**Written problem**:
From the listing below, select every line where the word "this" appears.

**Data to use**:
————
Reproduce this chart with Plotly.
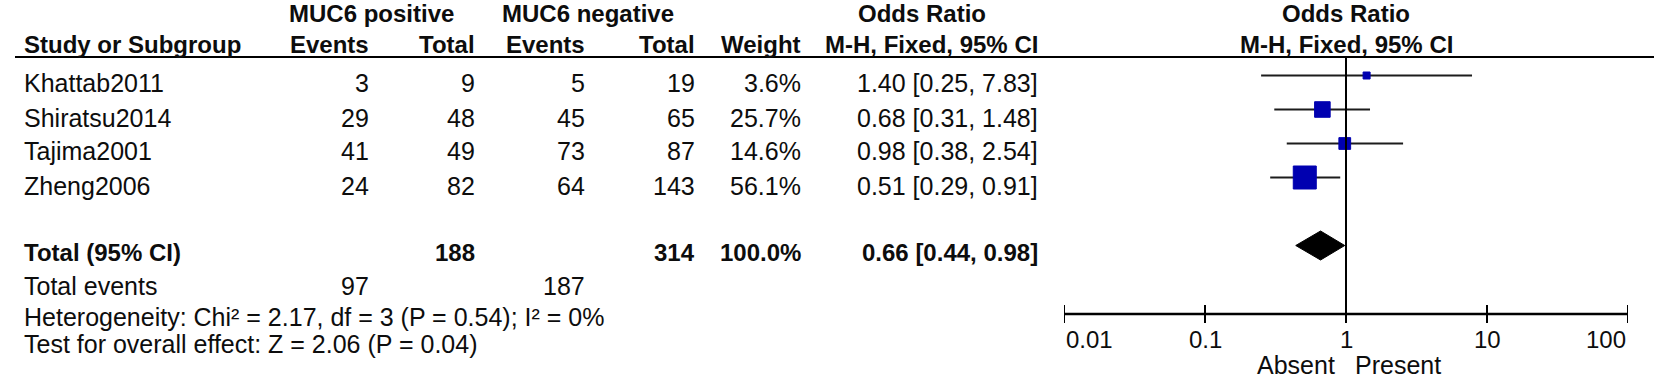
————
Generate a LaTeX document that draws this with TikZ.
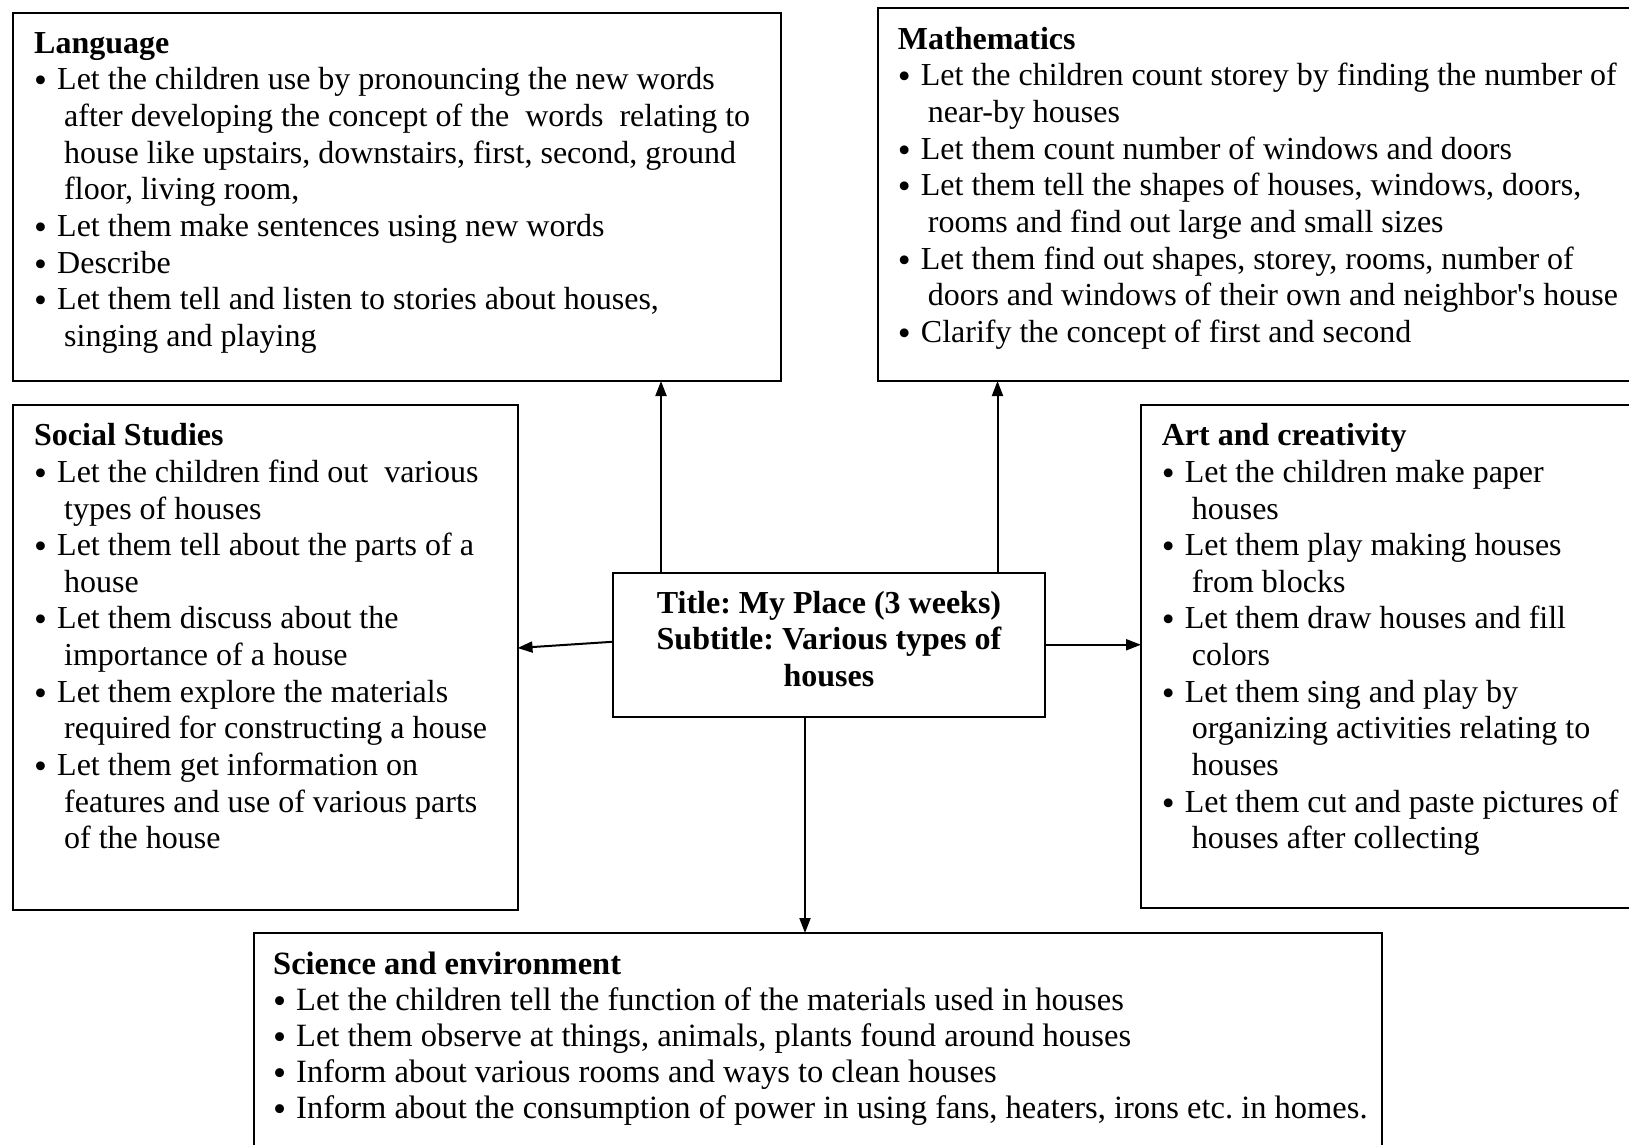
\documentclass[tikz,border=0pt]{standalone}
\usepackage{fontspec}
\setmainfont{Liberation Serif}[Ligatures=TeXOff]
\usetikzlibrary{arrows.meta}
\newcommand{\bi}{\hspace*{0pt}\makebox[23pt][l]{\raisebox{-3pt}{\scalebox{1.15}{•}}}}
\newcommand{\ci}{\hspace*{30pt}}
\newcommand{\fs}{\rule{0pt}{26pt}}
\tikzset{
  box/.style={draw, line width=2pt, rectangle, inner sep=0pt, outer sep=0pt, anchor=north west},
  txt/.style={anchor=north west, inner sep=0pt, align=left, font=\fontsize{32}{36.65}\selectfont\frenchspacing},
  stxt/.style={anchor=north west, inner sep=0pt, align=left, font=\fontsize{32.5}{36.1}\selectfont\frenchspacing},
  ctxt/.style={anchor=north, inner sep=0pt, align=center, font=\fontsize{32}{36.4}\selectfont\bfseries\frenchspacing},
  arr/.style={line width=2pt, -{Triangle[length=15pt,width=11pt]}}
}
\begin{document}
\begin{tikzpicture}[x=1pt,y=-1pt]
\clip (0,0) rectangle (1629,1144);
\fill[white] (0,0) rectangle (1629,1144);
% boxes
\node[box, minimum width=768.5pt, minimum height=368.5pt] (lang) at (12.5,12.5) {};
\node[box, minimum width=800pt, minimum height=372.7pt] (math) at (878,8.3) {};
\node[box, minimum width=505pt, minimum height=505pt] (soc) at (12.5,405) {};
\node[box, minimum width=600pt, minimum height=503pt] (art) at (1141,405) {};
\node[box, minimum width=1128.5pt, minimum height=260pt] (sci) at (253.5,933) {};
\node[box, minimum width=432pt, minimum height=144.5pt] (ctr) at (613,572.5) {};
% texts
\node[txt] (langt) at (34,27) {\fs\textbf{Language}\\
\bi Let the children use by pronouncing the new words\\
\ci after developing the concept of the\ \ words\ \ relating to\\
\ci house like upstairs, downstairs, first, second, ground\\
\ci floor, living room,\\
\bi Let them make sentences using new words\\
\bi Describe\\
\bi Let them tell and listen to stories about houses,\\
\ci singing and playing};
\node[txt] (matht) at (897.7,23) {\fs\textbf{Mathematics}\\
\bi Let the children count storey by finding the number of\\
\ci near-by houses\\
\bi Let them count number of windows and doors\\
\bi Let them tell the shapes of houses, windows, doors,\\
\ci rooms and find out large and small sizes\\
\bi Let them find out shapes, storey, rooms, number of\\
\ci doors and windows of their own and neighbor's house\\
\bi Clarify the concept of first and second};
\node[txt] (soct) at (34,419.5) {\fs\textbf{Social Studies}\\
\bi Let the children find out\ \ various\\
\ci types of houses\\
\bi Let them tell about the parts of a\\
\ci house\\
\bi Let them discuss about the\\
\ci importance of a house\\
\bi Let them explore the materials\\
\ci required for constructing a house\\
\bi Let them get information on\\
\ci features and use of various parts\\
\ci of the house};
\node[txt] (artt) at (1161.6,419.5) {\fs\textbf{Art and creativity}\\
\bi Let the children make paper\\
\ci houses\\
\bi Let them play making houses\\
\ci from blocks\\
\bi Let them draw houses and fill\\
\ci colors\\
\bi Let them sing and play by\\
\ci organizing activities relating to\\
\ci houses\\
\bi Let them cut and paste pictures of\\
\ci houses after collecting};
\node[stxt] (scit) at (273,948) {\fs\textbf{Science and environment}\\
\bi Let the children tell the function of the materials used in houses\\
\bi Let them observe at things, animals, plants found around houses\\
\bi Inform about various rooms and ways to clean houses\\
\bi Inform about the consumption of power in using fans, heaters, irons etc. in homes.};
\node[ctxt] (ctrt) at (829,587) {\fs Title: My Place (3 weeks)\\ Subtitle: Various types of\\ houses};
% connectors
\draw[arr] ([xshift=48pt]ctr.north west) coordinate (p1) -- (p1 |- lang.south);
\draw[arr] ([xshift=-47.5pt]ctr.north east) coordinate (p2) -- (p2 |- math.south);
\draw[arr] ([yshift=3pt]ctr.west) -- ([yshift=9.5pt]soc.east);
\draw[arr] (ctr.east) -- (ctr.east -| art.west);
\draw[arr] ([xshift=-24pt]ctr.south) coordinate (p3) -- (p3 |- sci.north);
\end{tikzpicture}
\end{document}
————
**The answer**:
Reproduce this chart with Plotly.
Generate a LaTeX document that draws this with TikZ.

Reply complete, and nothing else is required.